== Recorded data ==
###

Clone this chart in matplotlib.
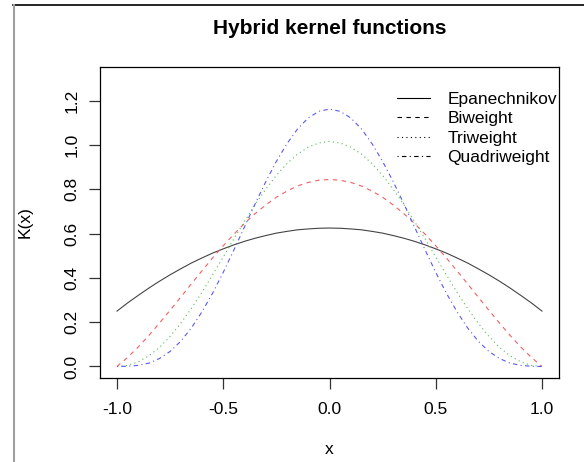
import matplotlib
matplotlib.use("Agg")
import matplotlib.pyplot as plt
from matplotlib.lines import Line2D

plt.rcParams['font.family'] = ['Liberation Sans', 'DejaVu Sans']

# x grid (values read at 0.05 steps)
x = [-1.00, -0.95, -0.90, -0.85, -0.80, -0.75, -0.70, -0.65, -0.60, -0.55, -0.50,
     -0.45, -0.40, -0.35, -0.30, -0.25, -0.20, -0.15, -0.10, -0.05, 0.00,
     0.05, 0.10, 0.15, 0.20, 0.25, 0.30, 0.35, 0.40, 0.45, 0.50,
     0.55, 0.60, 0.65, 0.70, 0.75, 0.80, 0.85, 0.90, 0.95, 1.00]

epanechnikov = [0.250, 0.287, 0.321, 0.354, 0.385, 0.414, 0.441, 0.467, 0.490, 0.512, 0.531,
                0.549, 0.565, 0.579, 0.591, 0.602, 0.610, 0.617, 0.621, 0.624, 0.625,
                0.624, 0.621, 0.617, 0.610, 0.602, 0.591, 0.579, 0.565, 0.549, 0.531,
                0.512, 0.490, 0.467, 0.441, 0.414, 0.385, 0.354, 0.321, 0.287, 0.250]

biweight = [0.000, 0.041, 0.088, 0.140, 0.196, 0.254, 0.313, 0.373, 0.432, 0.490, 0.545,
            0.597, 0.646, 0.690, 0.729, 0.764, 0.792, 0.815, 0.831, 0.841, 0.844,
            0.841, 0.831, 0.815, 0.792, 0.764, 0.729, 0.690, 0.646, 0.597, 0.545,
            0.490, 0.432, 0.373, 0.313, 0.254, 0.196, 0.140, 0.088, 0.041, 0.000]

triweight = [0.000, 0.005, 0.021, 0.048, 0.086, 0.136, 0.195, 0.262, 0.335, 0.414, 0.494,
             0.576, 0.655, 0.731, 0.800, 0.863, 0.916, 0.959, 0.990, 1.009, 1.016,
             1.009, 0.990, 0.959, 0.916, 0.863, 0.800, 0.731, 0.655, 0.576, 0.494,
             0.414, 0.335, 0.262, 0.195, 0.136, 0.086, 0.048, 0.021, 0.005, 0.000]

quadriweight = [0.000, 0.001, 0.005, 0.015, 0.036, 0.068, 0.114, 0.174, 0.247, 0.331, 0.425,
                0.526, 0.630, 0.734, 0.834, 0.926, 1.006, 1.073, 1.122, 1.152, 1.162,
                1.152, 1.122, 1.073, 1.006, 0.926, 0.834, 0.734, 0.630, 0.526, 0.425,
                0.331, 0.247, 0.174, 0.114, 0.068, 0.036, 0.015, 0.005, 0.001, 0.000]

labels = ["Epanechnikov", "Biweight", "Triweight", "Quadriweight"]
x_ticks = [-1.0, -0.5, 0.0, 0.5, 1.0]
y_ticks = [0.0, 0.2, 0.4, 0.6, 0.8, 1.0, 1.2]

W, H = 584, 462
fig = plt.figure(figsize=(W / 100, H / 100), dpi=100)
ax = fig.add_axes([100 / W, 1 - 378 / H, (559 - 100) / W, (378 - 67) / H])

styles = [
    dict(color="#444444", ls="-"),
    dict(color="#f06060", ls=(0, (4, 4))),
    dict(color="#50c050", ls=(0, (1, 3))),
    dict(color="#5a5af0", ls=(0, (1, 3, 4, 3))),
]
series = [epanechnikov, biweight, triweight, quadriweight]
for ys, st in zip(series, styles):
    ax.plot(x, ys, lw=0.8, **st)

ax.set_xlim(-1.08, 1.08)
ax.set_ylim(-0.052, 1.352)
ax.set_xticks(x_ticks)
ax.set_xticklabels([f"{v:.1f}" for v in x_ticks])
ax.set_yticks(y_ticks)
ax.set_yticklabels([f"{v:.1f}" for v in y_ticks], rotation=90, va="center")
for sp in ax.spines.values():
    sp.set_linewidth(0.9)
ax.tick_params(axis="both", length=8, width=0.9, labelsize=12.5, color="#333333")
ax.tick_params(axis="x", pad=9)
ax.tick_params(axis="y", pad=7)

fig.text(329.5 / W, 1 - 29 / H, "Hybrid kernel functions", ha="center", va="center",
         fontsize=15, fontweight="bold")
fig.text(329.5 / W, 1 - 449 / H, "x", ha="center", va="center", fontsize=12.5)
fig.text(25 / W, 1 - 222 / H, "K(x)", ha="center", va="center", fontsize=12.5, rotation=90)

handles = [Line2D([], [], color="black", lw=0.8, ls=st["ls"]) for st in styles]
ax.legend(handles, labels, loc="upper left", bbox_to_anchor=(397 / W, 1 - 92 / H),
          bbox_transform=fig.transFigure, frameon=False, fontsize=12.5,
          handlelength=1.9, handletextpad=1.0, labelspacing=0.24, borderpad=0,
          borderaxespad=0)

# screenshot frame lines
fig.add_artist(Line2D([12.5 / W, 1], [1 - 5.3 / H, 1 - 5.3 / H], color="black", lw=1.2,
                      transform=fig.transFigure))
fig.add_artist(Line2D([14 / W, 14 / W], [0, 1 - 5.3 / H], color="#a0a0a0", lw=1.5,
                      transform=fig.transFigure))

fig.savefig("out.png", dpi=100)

###

== What you should do ==
Skip every picture and return the lines above from the top through the one that contains "0.55, 0.60, 0.65, 0.70, 0.75, 0.80, 0.85, 0.90, 0.95, 1.00]".

== Worked solution ==
Clone this chart in matplotlib.
import matplotlib
matplotlib.use("Agg")
import matplotlib.pyplot as plt
from matplotlib.lines import Line2D

plt.rcParams['font.family'] = ['Liberation Sans', 'DejaVu Sans']

# x grid (values read at 0.05 steps)
x = [-1.00, -0.95, -0.90, -0.85, -0.80, -0.75, -0.70, -0.65, -0.60, -0.55, -0.50,
     -0.45, -0.40, -0.35, -0.30, -0.25, -0.20, -0.15, -0.10, -0.05, 0.00,
     0.05, 0.10, 0.15, 0.20, 0.25, 0.30, 0.35, 0.40, 0.45, 0.50,
     0.55, 0.60, 0.65, 0.70, 0.75, 0.80, 0.85, 0.90, 0.95, 1.00]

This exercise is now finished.